# [Task]
Copy the data exactly as it appears, and do not include any pictures.
Begin Data extract
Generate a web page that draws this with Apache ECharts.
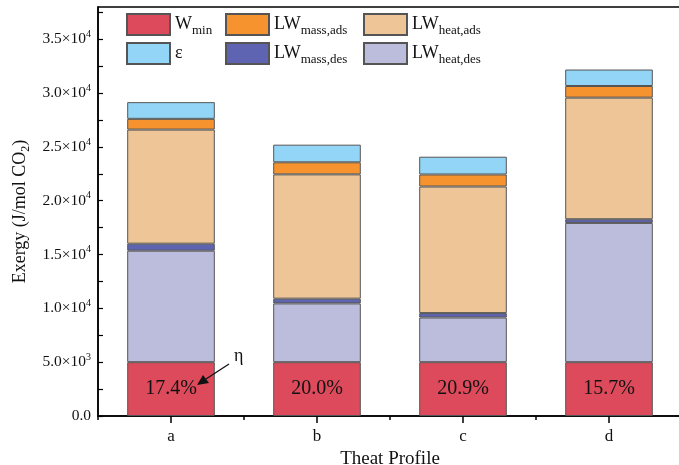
<!DOCTYPE html>
<html>
<head>
<meta charset="utf-8">
<script src="https://cdn.jsdelivr.net/npm/echarts@6/dist/echarts.min.js"></script>
<style>
  html, body { margin: 0; padding: 0; background: #fff; }
  #chart { width: 679px; height: 465px; }
</style>
</head>
<body>
<div id="chart"></div>
<script>
const categories = ["a", "b", "c", "d"];
const wMin = [5000, 5000, 5000, 5000];
const lwHeatDes = [10360, 5460, 4150, 12940];
const lwMassDes = [650, 440, 410, 340];
const lwHeatAds = [10600, 11550, 11760, 11300];
const lwMassAds = [1000, 1120, 1120, 1080];
const eps = [1550, 1640, 1650, 1530];
const etaLabels = ["17.4%", "20.0%", "20.9%", "15.7%"];

const FONT = "Liberation Serif";
const border = "#555";

// legend text with subscripts
const legendText = {
  W_min: "{m|W}{s|min}",
  LW_mass_ads: "{m|LW}{s|mass,ads}",
  LW_heat_ads: "{m|LW}{s|heat,ads}",
  eps: "{m|ε}",
  LW_mass_des: "{m|LW}{s|mass,des}",
  LW_heat_des: "{m|LW}{s|heat,des}",
};
const legendRich = {
  m: { fontFamily: FONT, fontSize: 18, color: "#111" },
  s: { fontFamily: FONT, fontSize: 13, color: "#111", padding: [12, 0, 0, 0] },
};
// [name, left, top]
const legendPos = [
  ["W_min", 126, 13],
  ["LW_mass_ads", 225, 13],
  ["LW_heat_ads", 363, 13],
  ["eps", 126, 42],
  ["LW_mass_des", 225, 42],
  ["LW_heat_des", 363, 42],
];

function bar(name, data, color, extra) {
  return Object.assign({
    name: name,
    type: "bar",
    stack: "total",
    data: data,
    barWidth: "60%",
    itemStyle: { color: color, borderColor: border, borderWidth: 1 },
    emphasis: { disabled: true },
  }, extra || {});
}

function yFmt(v) {
  if (v % 5000 !== 0) return "";
  if (v === 0) return "{m|0.0}";
  const e = Math.floor(Math.log10(v));
  const m = (v / Math.pow(10, e)).toFixed(1);
  return "{m|" + m + "×10}{e|" + e + "}";
}

const chart = echarts.init(document.getElementById("chart"));
chart.setOption({
  backgroundColor: "#fff",
  animation: false,
  grid: {
    left: 98, top: 7, width: 584, height: 409,
    outerBoundsMode: "none",
    containLabel: false,
    show: true, borderColor: "#000", borderWidth: 1.5,
  },
  legend: legendPos.map(([name, left, top]) => ({
    data: [name],
    left: left, top: top,
    padding: 0,
    itemWidth: 43, itemHeight: 21, itemGap: 0,
    selectedMode: false,
    icon: "rect",
    formatter: (n) => legendText[n],
    textStyle: { rich: legendRich },
  })),
  xAxis: [
    {
      type: "category",
      data: categories,
      boundaryGap: true,
      axisLine: { lineStyle: { color: "#000", width: 1.5 } },
      axisTick: { show: true, length: 4, inside: false, lineStyle: { color: "#000", width: 1.5 } },
      axisLabel: { fontFamily: FONT, fontSize: 17, color: "#111", margin: 12 },
      name: "Theat Profile",
      nameLocation: "middle",
      nameGap: 25,
      nameTextStyle: { fontFamily: FONT, fontSize: 19, color: "#111" },
    },
    {
      type: "category",
      data: categories,
      position: "bottom",
      axisLine: { show: false },
      axisTick: { show: true, alignWithLabel: true, length: 7, lineStyle: { color: "#000", width: 1.5 } },
      axisLabel: { show: false },
    },
  ],
  yAxis: {
    type: "value",
    min: 0,
    max: 38000,
    interval: 2500,
    splitLine: { show: false },
    axisLine: { show: true, lineStyle: { color: "#000", width: 1.5 } },
    axisTick: { show: true, inside: true, length: 5, lineStyle: { color: "#000", width: 1.2 } },
    axisLabel: {
      formatter: yFmt,
      margin: 7,
      showMaxLabel: false,
      rich: {
        m: { fontFamily: FONT, fontSize: 15.5, color: "#111" },
        e: { fontFamily: FONT, fontSize: 10, color: "#111", padding: [0, 0, 10, 0] },
      },
    },
    name: "{m|Exergy (J/mol CO}{s|2}{m|)}",
    nameLocation: "middle",
    nameGap: 60,
    nameTextStyle: {
      rich: {
        m: { fontFamily: FONT, fontSize: 18, color: "#111" },
        s: { fontFamily: FONT, fontSize: 12, color: "#111", padding: [10, 0, 0, 0] },
      },
    },
  },
  series: [
    bar("W_min", wMin, "#dd4a5b", {
      label: {
        show: true,
        position: "inside",
        formatter: (p) => etaLabels[p.dataIndex],
        fontFamily: FONT, fontSize: 20, color: "#111",
      },
    }),
    bar("LW_heat_des", lwHeatDes, "#bcbddc"),
    bar("LW_mass_des", lwMassDes, "#5f64b2"),
    bar("LW_heat_ads", lwHeatAds, "#eec596"),
    bar("LW_mass_ads", lwMassAds, "#f7932f"),
    bar("eps", eps, "#92d5f6"),
  ],
  graphic: [
    { type: "text", z: 100, left: 234, top: 347, style: { text: "η", font: "18px " + FONT, fill: "#111" } },
    { type: "line", z: 100, shape: { x1: 229, y1: 364, x2: 206, y2: 379 }, style: { stroke: "#111", lineWidth: 1.3 } },
    { type: "polygon", z: 100, shape: { points: [[197, 385], [203, 375], [209, 383]] }, style: { fill: "#111" } },
  ],
});
</script>
</body>
</html>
End Data extract
# [Output of the exercise]
Generate a web page that draws this with Apache ECharts.
<!DOCTYPE html>
<html>
<head>
<meta charset="utf-8">
<script src="https://cdn.jsdelivr.net/npm/echarts@6/dist/echarts.min.js"></script>
<style>
  html, body { margin: 0; padding: 0; background: #fff; }
  #chart { width: 679px; height: 465px; }
</style>
</head>
<body>
<div id="chart"></div>
<script>
const categories = ["a", "b", "c", "d"];
const wMin = [5000, 5000, 5000, 5000];
const lwHeatDes = [10360, 5460, 4150, 12940];
const lwMassDes = [650, 440, 410, 340];
const lwHeatAds = [10600, 11550, 11760, 11300];
const lwMassAds = [1000, 1120, 1120, 1080];
const eps = [1550, 1640, 1650, 1530];
const etaLabels = ["17.4%", "20.0%", "20.9%", "15.7%"];

const FONT = "Liberation Serif";
const border = "#555";

// legend text with subscripts
const legendText = {
  W_min: "{m|W}{s|min}",
  LW_mass_ads: "{m|LW}{s|mass,ads}",
  LW_heat_ads: "{m|LW}{s|heat,ads}",
  eps: "{m|ε}",
  LW_mass_des: "{m|LW}{s|mass,des}",
  LW_heat_des: "{m|LW}{s|heat,des}",
};
const legendRich = {
  m: { fontFamily: FONT, fontSize: 18, color: "#111" },
  s: { fontFamily: FONT, fontSize: 13, color: "#111", padding: [12, 0, 0, 0] },
};
// [name, left, top]
const legendPos = [
  ["W_min", 126, 13],
  ["LW_mass_ads", 225, 13],
  ["LW_heat_ads", 363, 13],
  ["eps", 126, 42],
  ["LW_mass_des", 225, 42],
  ["LW_heat_des", 363, 42],
];

function bar(name, data, color, extra) {
  return Object.assign({
    name: name,
    type: "bar",
    stack: "total",
    data: data,
    barWidth: "60%",
    itemStyle: { color: color, borderColor: border, borderWidth: 1 },
    emphasis: { disabled: true },
  }, extra || {});
}

function yFmt(v) {
  if (v % 5000 !== 0) return "";
  if (v === 0) return "{m|0.0}";
  const e = Math.floor(Math.log10(v));
  const m = (v / Math.pow(10, e)).toFixed(1);
  return "{m|" + m + "×10}{e|" + e + "}";
}

const chart = echarts.init(document.getElementById("chart"));
chart.setOption({
  backgroundColor: "#fff",
  animation: false,
  grid: {
    left: 98, top: 7, width: 584, height: 409,
    outerBoundsMode: "none",
    containLabel: false,
    show: true, borderColor: "#000", borderWidth: 1.5,
  },
  legend: legendPos.map(([name, left, top]) => ({
    data: [name],
    left: left, top: top,
    padding: 0,
    itemWidth: 43, itemHeight: 21, itemGap: 0,
    selectedMode: false,
    icon: "rect",
    formatter: (n) => legendText[n],
    textStyle: { rich: legendRich },
  })),
  xAxis: [
    {
      type: "category",
      data: categories,
      boundaryGap: true,
      axisLine: { lineStyle: { color: "#000", width: 1.5 } },
      axisTick: { show: true, length: 4, inside: false, lineStyle: { color: "#000", width: 1.5 } },
      axisLabel: { fontFamily: FONT, fontSize: 17, color: "#111", margin: 12 },
      name: "Theat Profile",
      nameLocation: "middle",
      nameGap: 25,
      nameTextStyle: { fontFamily: FONT, fontSize: 19, color: "#111" },
    },
    {
      type: "category",
      data: categories,
      position: "bottom",
      axisLine: { show: false },
      axisTick: { show: true, alignWithLabel: true, length: 7, lineStyle: { color: "#000", width: 1.5 } },
      axisLabel: { show: false },
    },
  ],
  yAxis: {
    type: "value",
    min: 0,
    max: 38000,
    interval: 2500,
    splitLine: { show: false },
    axisLine: { show: true, lineStyle: { color: "#000", width: 1.5 } },
    axisTick: { show: true, inside: true, length: 5, lineStyle: { color: "#000", width: 1.2 } },
    axisLabel: {
      formatter: yFmt,
      margin: 7,
      showMaxLabel: false,
      rich: {
        m: { fontFamily: FONT, fontSize: 15.5, color: "#111" },
        e: { fontFamily: FONT, fontSize: 10, color: "#111", padding: [0, 0, 10, 0] },
      },
    },
    name: "{m|Exergy (J/mol CO}{s|2}{m|)}",
    nameLocation: "middle",
    nameGap: 60,
    nameTextStyle: {
      rich: {
        m: { fontFamily: FONT, fontSize: 18, color: "#111" },
        s: { fontFamily: FONT, fontSize: 12, color: "#111", padding: [10, 0, 0, 0] },
      },
    },
  },
  series: [
    bar("W_min", wMin, "#dd4a5b", {
      label: {
        show: true,
        position: "inside",
        formatter: (p) => etaLabels[p.dataIndex],
        fontFamily: FONT, fontSize: 20, color: "#111",
      },
    }),
    bar("LW_heat_des", lwHeatDes, "#bcbddc"),
    bar("LW_mass_des", lwMassDes, "#5f64b2"),
    bar("LW_heat_ads", lwHeatAds, "#eec596"),
    bar("LW_mass_ads", lwMassAds, "#f7932f"),
    bar("eps", eps, "#92d5f6"),
  ],
  graphic: [
    { type: "text", z: 100, left: 234, top: 347, style: { text: "η", font: "18px " + FONT, fill: "#111" } },
    { type: "line", z: 100, shape: { x1: 229, y1: 364, x2: 206, y2: 379 }, style: { stroke: "#111", lineWidth: 1.3 } },
    { type: "polygon", z: 100, shape: { points: [[197, 385], [203, 375], [209, 383]] }, style: { fill: "#111" } },
  ],
});
</script>
</body>
</html>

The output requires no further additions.